- Work instructions: Leave out the pictures, and retype only the lines from the beginning of the material through the line that contains "import pandas as pd", including both.

- Data lines:
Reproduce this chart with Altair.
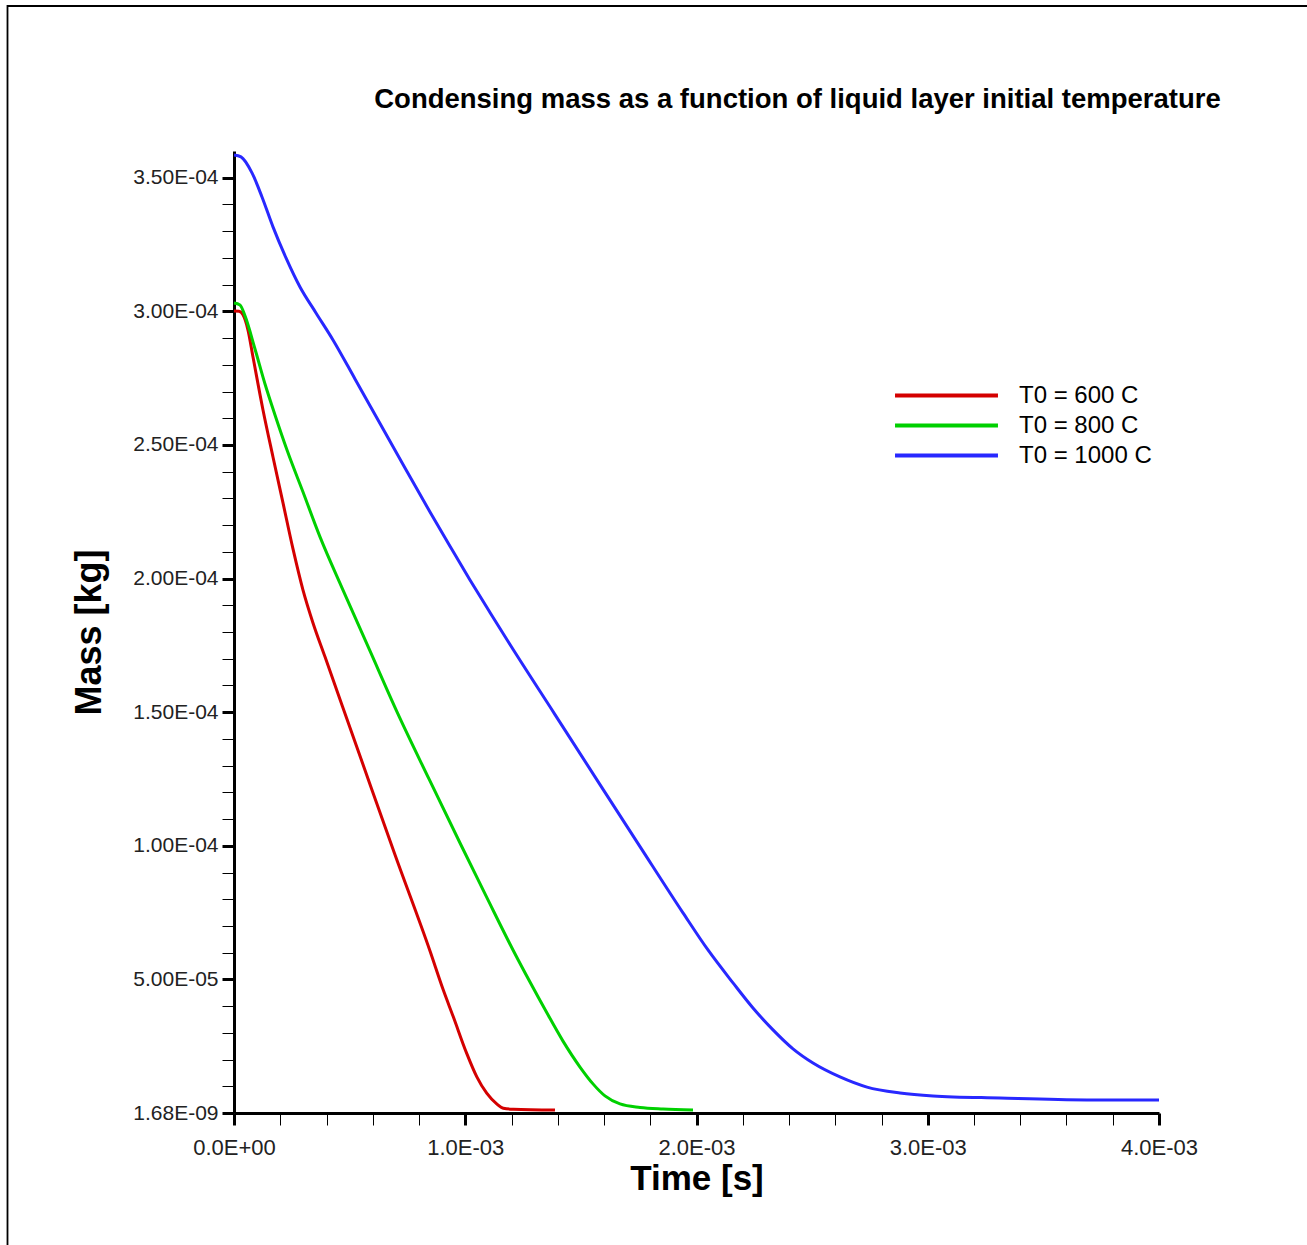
import json
import altair as alt
import pandas as pd

# ---- data (time in s, mass in kg) ----
t600 = [0.0, 0.0216e-3, 0.0389e-3, 0.0605e-3, 0.0822e-3, 0.1254e-3, 0.1686e-3, 0.2119e-3,
        0.2551e-3, 0.2984e-3, 0.3416e-3, 0.3935e-3, 0.5449e-3, 0.6962e-3, 0.8476e-3,
        0.9051e-3, 0.9483e-3, 1.0063e-3, 1.0495e-3, 1.0928e-3, 1.136e-3, 1.1645e-3,
        1.2078e-3, 1.388e-3]
m600 = [3.001e-4, 3.000e-4, 2.987e-4, 2.930e-4, 2.829e-4, 2.631e-4, 2.455e-4, 2.283e-4,
        2.111e-4, 1.957e-4, 1.834e-4, 1.707e-4, 1.336e-4, 0.966e-4, 0.606e-4,
        0.460e-4, 0.360e-4, 0.223e-4, 0.136e-4, 0.074e-4, 0.034e-4, 0.018e-4,
        0.014e-4, 0.011e-4]

t800 = [0.0, 0.0259e-3, 0.0476e-3, 0.0908e-3, 0.1341e-3, 0.1773e-3, 0.2292e-3, 0.2984e-3,
        0.3719e-3, 0.4714e-3, 0.5881e-3, 0.7049e-3, 0.8432e-3, 0.9816e-3, 1.0941e-3,
        1.2065e-3, 1.2800e-3, 1.3535e-3, 1.4227e-3, 1.4962e-3, 1.5524e-3, 1.6043e-3,
        1.6692e-3, 1.7557e-3, 1.8551e-3, 1.9849e-3]
m800 = [3.031e-4, 3.024e-4, 2.983e-4, 2.859e-4, 2.728e-4, 2.612e-4, 2.481e-4, 2.324e-4,
        2.156e-4, 1.957e-4, 1.729e-4, 1.501e-4, 1.250e-4, 1.003e-4, 0.805e-4,
        0.610e-4, 0.490e-4, 0.374e-4, 0.269e-4, 0.172e-4, 0.109e-4, 0.064e-4,
        0.034e-4, 0.021e-4, 0.015e-4, 0.011e-4]

t1000 = [0.0, 0.0303e-3, 0.0778e-3, 0.1211e-3, 0.1686e-3, 0.2249e-3, 0.2854e-3, 0.3546e-3,
         0.4281e-3, 0.5232e-3, 0.6314e-3, 0.7395e-3, 0.8476e-3, 0.9341e-3, 1.0205e-3,
         1.1070e-3, 1.1935e-3, 1.3881e-3, 1.5827e-3, 1.7557e-3, 1.9416e-3, 2.0497e-3,
         2.1578e-3, 2.2443e-3, 2.3308e-3, 2.4173e-3, 2.5038e-3, 2.6205e-3, 2.7373e-3,
         2.8800e-3, 3.0227e-3, 3.3124e-3, 3.6886e-3, 4.0e-3]
m1000 = [3.585e-4, 3.578e-4, 3.518e-4, 3.428e-4, 3.316e-4, 3.200e-4, 3.091e-4, 2.994e-4,
         2.893e-4, 2.747e-4, 2.580e-4, 2.414e-4, 2.249e-4, 2.121e-4, 1.995e-4,
         1.873e-4, 1.753e-4, 1.491e-4, 1.229e-4, 0.997e-4, 0.749e-4, 0.610e-4,
         0.487e-4, 0.393e-4, 0.311e-4, 0.240e-4, 0.187e-4, 0.135e-4, 0.097e-4,
         0.075e-4, 0.064e-4, 0.056e-4, 0.049e-4, 0.049e-4]

series_names = ["T0 = 600 C", "T0 = 800 C", "T0 = 1000 C"]
series_colors = ["#d40000", "#00d000", "#2828ff"]

y_tick_labels = ["1.68E-09", "5.00E-05", "1.00E-04", "1.50E-04", "2.00E-04",
                 "2.50E-04", "3.00E-04", "3.50E-04"]
x_tick_labels = ["0.0E+00", "1.0E-03", "2.0E-03", "3.0E-03", "4.0E-03"]

title_text = "Condensing mass as a function of liquid layer initial temperature"

# ---- build table ----
rows = []
for name, ts, ms in zip(series_names, [t600, t800, t1000], [m600, m800, m1000]):
    for i, (t, m) in enumerate(zip(ts, ms)):
        rows.append({"series": name, "t": t, "m": m, "order": i})
df = pd.DataFrame(rows)

y_ticks = [round(i * 1e-5, 10) for i in range(36)]
x_ticks = [round(i * 2e-4, 10) for i in range(21)]

y_major = "abs(datum.value/5e-5 - round(datum.value/5e-5)) < 1e-6"
x_major = "abs(datum.value/1e-3 - round(datum.value/1e-3)) < 1e-6"
y_label_expr = f"({y_major}) ? {json.dumps(y_tick_labels)}[round(datum.value/5e-5)] : ''"
x_label_expr = f"({x_major}) ? {json.dumps(x_tick_labels)}[round(datum.value/1e-3)] : ''"

FONT = "Liberation Sans"

x_axis = alt.Axis(
    values=x_ticks, labelExpr=x_label_expr, title="Time [s]",
    domainColor="black", domainWidth=3, tickColor="black", tickSize=12,
    tickWidth={"condition": {"test": x_major, "value": 3}, "value": 1},
    labelFont=FONT, labelFontSize=22, labelColor="#222222", labelPadding=12,
    labelFlush=False, labelOverlap=False,
    titleFont=FONT, titleFontSize=35, titleFontWeight="bold", titleColor="black",
    titlePadding=3, grid=False,
)
y_axis = alt.Axis(
    values=y_ticks, labelExpr=y_label_expr, title="Mass [kg]",
    domainColor="black", domainWidth=3, tickColor="black", tickSize=12,
    tickWidth={"condition": {"test": y_major, "value": 3}, "value": 1},
    labelFont=FONT, labelFontSize=21, labelColor="#222222", labelPadding=4,
    labelFlush=False, labelOverlap=False,
    titleFont=FONT, titleFontSize=36, titleFontWeight="bold", titleColor="black",
    titlePadding=24, grid=False,
)

# legend symbol: a long horizontal stroke drawn from a short nominal size
legend_line_path = "M-5,0H5"

lines = alt.Chart(df).mark_line(strokeWidth=3, interpolate="monotone").encode(
    x=alt.X("t:Q", scale=alt.Scale(domain=[0, 4e-3], nice=False, zero=False), axis=x_axis),
    y=alt.Y("m:Q", scale=alt.Scale(domain=[0, 3.6e-4], nice=False), axis=y_axis),
    color=alt.Color(
        "series:N",
        scale=alt.Scale(domain=series_names, range=series_colors),
        legend=alt.Legend(
            orient="none", legendX=700, legendY=232, title=None, padding=0,
            symbolType=legend_line_path, symbolSize=424, symbolStrokeWidth=4,
            labelFont=FONT, labelFontSize=24, labelColor="black",
            labelOffset=60, rowPadding=5,
        ),
    ),
    order="order:Q",
)

frame = alt.Chart(pd.DataFrame({"k": [0]})).mark_rect(
    filled=False, stroke="black", strokeWidth=1.8
).encode(
    x=alt.value(-226.5), x2=alt.value(1500), y=alt.value(-145), y2=alt.value(1500)
)

chart = alt.layer(frame, lines).properties(
    width=925,
    height=962,
    autosize=alt.AutoSizeParams(type="none"),
    padding={"left": 234, "top": 151, "right": 148, "bottom": 132},
    title=alt.TitleParams(
        title_text, font=FONT, fontSize=27.5, fontWeight="bold", color="black",
        anchor="middle", dx=101, dy=130.6, offset=0, frame="group",
        baseline="alphabetic",
    ),
).configure_view(strokeWidth=0)

chart.save("out.html", embed_options={"renderer": "svg", "actions": False})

- Answer to the task:
Reproduce this chart with Altair.
import json
import altair as alt
import pandas as pd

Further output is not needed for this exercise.